* DIRECTIONS FOR THIS TASK *
Give back the full listing verbatim, apart from its images.

* SOURCE MATERIAL *
____________

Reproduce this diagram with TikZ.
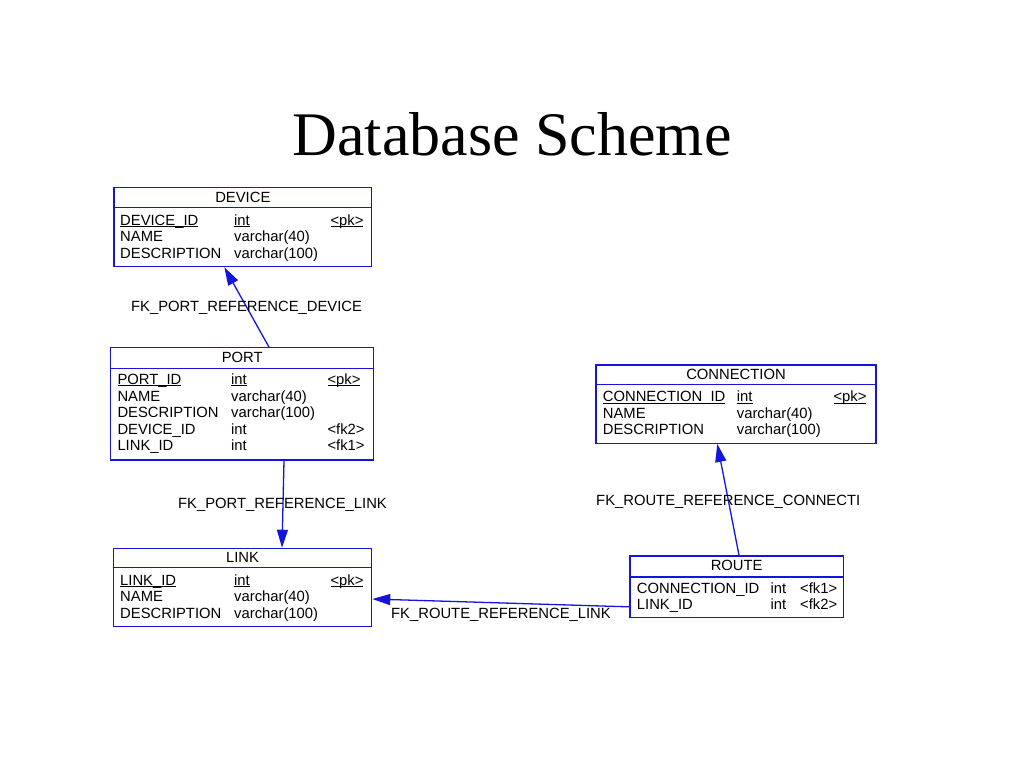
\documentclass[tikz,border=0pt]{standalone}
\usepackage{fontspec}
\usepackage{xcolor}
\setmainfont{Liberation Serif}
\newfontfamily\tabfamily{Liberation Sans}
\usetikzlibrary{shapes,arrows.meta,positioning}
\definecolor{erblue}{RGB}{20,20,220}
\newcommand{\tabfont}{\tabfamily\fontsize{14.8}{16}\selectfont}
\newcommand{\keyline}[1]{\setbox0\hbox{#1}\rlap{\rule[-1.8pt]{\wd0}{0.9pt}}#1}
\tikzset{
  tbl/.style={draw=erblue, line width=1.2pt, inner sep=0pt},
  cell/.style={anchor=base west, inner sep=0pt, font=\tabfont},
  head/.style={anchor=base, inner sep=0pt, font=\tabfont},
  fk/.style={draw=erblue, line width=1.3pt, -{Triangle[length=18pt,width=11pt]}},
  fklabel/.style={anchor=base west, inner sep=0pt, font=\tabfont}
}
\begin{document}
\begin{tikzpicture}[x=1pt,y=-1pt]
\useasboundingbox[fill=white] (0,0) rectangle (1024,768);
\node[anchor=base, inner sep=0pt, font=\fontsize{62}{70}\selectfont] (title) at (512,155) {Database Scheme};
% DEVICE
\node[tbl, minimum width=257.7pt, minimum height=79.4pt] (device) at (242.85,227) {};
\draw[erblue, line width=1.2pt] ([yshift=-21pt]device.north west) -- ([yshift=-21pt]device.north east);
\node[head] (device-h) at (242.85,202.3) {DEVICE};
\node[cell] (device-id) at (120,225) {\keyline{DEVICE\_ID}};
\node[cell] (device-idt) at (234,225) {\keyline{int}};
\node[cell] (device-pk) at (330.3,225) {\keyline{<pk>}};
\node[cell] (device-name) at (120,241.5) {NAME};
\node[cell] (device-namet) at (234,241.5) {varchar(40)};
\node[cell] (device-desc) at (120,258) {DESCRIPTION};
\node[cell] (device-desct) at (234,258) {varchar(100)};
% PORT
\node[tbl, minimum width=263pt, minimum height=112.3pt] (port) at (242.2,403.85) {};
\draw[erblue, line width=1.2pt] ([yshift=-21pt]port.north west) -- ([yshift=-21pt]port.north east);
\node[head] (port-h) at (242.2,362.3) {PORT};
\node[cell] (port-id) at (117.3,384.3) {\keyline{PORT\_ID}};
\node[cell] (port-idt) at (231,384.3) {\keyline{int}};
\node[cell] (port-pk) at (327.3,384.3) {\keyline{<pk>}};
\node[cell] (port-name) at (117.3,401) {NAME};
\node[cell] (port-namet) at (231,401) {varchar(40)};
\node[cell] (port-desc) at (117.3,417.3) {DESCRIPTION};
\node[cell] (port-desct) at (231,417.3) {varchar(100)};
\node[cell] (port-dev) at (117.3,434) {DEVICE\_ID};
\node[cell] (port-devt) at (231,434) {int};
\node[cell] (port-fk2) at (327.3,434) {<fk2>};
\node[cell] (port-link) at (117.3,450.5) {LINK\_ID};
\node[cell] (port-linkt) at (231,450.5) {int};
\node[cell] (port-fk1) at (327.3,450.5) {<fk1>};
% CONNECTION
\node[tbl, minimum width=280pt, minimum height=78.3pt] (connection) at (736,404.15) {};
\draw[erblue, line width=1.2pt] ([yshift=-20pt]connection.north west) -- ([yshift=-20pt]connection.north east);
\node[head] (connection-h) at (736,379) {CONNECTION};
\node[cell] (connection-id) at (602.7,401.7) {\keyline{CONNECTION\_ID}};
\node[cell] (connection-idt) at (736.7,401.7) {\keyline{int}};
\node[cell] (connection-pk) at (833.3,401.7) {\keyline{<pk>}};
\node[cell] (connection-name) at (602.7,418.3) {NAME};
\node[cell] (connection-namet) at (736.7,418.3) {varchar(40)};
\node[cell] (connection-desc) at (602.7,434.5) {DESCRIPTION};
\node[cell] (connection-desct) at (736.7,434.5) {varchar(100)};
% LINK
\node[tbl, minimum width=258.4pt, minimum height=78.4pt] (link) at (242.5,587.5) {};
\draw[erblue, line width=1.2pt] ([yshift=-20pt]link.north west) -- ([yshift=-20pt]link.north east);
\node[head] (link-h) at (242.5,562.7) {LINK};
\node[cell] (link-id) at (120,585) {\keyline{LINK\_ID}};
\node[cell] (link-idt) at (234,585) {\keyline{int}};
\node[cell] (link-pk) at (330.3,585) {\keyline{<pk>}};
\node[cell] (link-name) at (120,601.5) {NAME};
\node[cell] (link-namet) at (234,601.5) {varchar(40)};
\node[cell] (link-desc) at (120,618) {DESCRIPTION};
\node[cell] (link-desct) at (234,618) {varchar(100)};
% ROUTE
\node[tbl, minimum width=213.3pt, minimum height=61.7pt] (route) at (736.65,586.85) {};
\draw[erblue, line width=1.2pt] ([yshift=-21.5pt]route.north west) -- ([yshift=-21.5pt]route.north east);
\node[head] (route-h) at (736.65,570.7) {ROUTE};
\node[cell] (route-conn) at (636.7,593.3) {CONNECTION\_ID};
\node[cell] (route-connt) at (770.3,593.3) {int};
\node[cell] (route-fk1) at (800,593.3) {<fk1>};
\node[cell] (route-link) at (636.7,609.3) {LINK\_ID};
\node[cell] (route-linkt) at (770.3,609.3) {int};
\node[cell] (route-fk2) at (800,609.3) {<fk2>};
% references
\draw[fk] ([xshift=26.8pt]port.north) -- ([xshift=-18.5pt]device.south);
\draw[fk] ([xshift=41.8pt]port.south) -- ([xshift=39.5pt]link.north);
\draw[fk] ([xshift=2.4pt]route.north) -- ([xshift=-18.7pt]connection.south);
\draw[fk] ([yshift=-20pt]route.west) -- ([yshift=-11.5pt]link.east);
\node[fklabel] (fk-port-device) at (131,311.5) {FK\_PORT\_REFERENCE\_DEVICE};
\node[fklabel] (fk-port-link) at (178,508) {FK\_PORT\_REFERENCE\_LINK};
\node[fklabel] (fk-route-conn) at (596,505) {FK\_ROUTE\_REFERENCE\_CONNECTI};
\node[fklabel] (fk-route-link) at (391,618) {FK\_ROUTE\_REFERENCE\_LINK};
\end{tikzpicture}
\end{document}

____________

* ANSWER FOR THE TASK *
Reproduce this diagram with TikZ.
\documentclass[tikz,border=0pt]{standalone}
\usepackage{fontspec}
\usepackage{xcolor}
\setmainfont{Liberation Serif}
\newfontfamily\tabfamily{Liberation Sans}
\usetikzlibrary{shapes,arrows.meta,positioning}
\definecolor{erblue}{RGB}{20,20,220}
\newcommand{\tabfont}{\tabfamily\fontsize{14.8}{16}\selectfont}
\newcommand{\keyline}[1]{\setbox0\hbox{#1}\rlap{\rule[-1.8pt]{\wd0}{0.9pt}}#1}
\tikzset{
  tbl/.style={draw=erblue, line width=1.2pt, inner sep=0pt},
  cell/.style={anchor=base west, inner sep=0pt, font=\tabfont},
  head/.style={anchor=base, inner sep=0pt, font=\tabfont},
  fk/.style={draw=erblue, line width=1.3pt, -{Triangle[length=18pt,width=11pt]}},
  fklabel/.style={anchor=base west, inner sep=0pt, font=\tabfont}
}
\begin{document}
\begin{tikzpicture}[x=1pt,y=-1pt]
\useasboundingbox[fill=white] (0,0) rectangle (1024,768);
\node[anchor=base, inner sep=0pt, font=\fontsize{62}{70}\selectfont] (title) at (512,155) {Database Scheme};
% DEVICE
\node[tbl, minimum width=257.7pt, minimum height=79.4pt] (device) at (242.85,227) {};
\draw[erblue, line width=1.2pt] ([yshift=-21pt]device.north west) -- ([yshift=-21pt]device.north east);
\node[head] (device-h) at (242.85,202.3) {DEVICE};
\node[cell] (device-id) at (120,225) {\keyline{DEVICE\_ID}};
\node[cell] (device-idt) at (234,225) {\keyline{int}};
\node[cell] (device-pk) at (330.3,225) {\keyline{<pk>}};
\node[cell] (device-name) at (120,241.5) {NAME};
\node[cell] (device-namet) at (234,241.5) {varchar(40)};
\node[cell] (device-desc) at (120,258) {DESCRIPTION};
\node[cell] (device-desct) at (234,258) {varchar(100)};
% PORT
\node[tbl, minimum width=263pt, minimum height=112.3pt] (port) at (242.2,403.85) {};
\draw[erblue, line width=1.2pt] ([yshift=-21pt]port.north west) -- ([yshift=-21pt]port.north east);
\node[head] (port-h) at (242.2,362.3) {PORT};
\node[cell] (port-id) at (117.3,384.3) {\keyline{PORT\_ID}};
\node[cell] (port-idt) at (231,384.3) {\keyline{int}};
\node[cell] (port-pk) at (327.3,384.3) {\keyline{<pk>}};
\node[cell] (port-name) at (117.3,401) {NAME};
\node[cell] (port-namet) at (231,401) {varchar(40)};
\node[cell] (port-desc) at (117.3,417.3) {DESCRIPTION};
\node[cell] (port-desct) at (231,417.3) {varchar(100)};
\node[cell] (port-dev) at (117.3,434) {DEVICE\_ID};
\node[cell] (port-devt) at (231,434) {int};
\node[cell] (port-fk2) at (327.3,434) {<fk2>};
\node[cell] (port-link) at (117.3,450.5) {LINK\_ID};
\node[cell] (port-linkt) at (231,450.5) {int};
\node[cell] (port-fk1) at (327.3,450.5) {<fk1>};
% CONNECTION
\node[tbl, minimum width=280pt, minimum height=78.3pt] (connection) at (736,404.15) {};
\draw[erblue, line width=1.2pt] ([yshift=-20pt]connection.north west) -- ([yshift=-20pt]connection.north east);
\node[head] (connection-h) at (736,379) {CONNECTION};
\node[cell] (connection-id) at (602.7,401.7) {\keyline{CONNECTION\_ID}};
\node[cell] (connection-idt) at (736.7,401.7) {\keyline{int}};
\node[cell] (connection-pk) at (833.3,401.7) {\keyline{<pk>}};
\node[cell] (connection-name) at (602.7,418.3) {NAME};
\node[cell] (connection-namet) at (736.7,418.3) {varchar(40)};
\node[cell] (connection-desc) at (602.7,434.5) {DESCRIPTION};
\node[cell] (connection-desct) at (736.7,434.5) {varchar(100)};
% LINK
\node[tbl, minimum width=258.4pt, minimum height=78.4pt] (link) at (242.5,587.5) {};
\draw[erblue, line width=1.2pt] ([yshift=-20pt]link.north west) -- ([yshift=-20pt]link.north east);
\node[head] (link-h) at (242.5,562.7) {LINK};
\node[cell] (link-id) at (120,585) {\keyline{LINK\_ID}};
\node[cell] (link-idt) at (234,585) {\keyline{int}};
\node[cell] (link-pk) at (330.3,585) {\keyline{<pk>}};
\node[cell] (link-name) at (120,601.5) {NAME};
\node[cell] (link-namet) at (234,601.5) {varchar(40)};
\node[cell] (link-desc) at (120,618) {DESCRIPTION};
\node[cell] (link-desct) at (234,618) {varchar(100)};
% ROUTE
\node[tbl, minimum width=213.3pt, minimum height=61.7pt] (route) at (736.65,586.85) {};
\draw[erblue, line width=1.2pt] ([yshift=-21.5pt]route.north west) -- ([yshift=-21.5pt]route.north east);
\node[head] (route-h) at (736.65,570.7) {ROUTE};
\node[cell] (route-conn) at (636.7,593.3) {CONNECTION\_ID};
\node[cell] (route-connt) at (770.3,593.3) {int};
\node[cell] (route-fk1) at (800,593.3) {<fk1>};
\node[cell] (route-link) at (636.7,609.3) {LINK\_ID};
\node[cell] (route-linkt) at (770.3,609.3) {int};
\node[cell] (route-fk2) at (800,609.3) {<fk2>};
% references
\draw[fk] ([xshift=26.8pt]port.north) -- ([xshift=-18.5pt]device.south);
\draw[fk] ([xshift=41.8pt]port.south) -- ([xshift=39.5pt]link.north);
\draw[fk] ([xshift=2.4pt]route.north) -- ([xshift=-18.7pt]connection.south);
\draw[fk] ([yshift=-20pt]route.west) -- ([yshift=-11.5pt]link.east);
\node[fklabel] (fk-port-device) at (131,311.5) {FK\_PORT\_REFERENCE\_DEVICE};
\node[fklabel] (fk-port-link) at (178,508) {FK\_PORT\_REFERENCE\_LINK};
\node[fklabel] (fk-route-conn) at (596,505) {FK\_ROUTE\_REFERENCE\_CONNECTI};
\node[fklabel] (fk-route-link) at (391,618) {FK\_ROUTE\_REFERENCE\_LINK};
\end{tikzpicture}
\end{document}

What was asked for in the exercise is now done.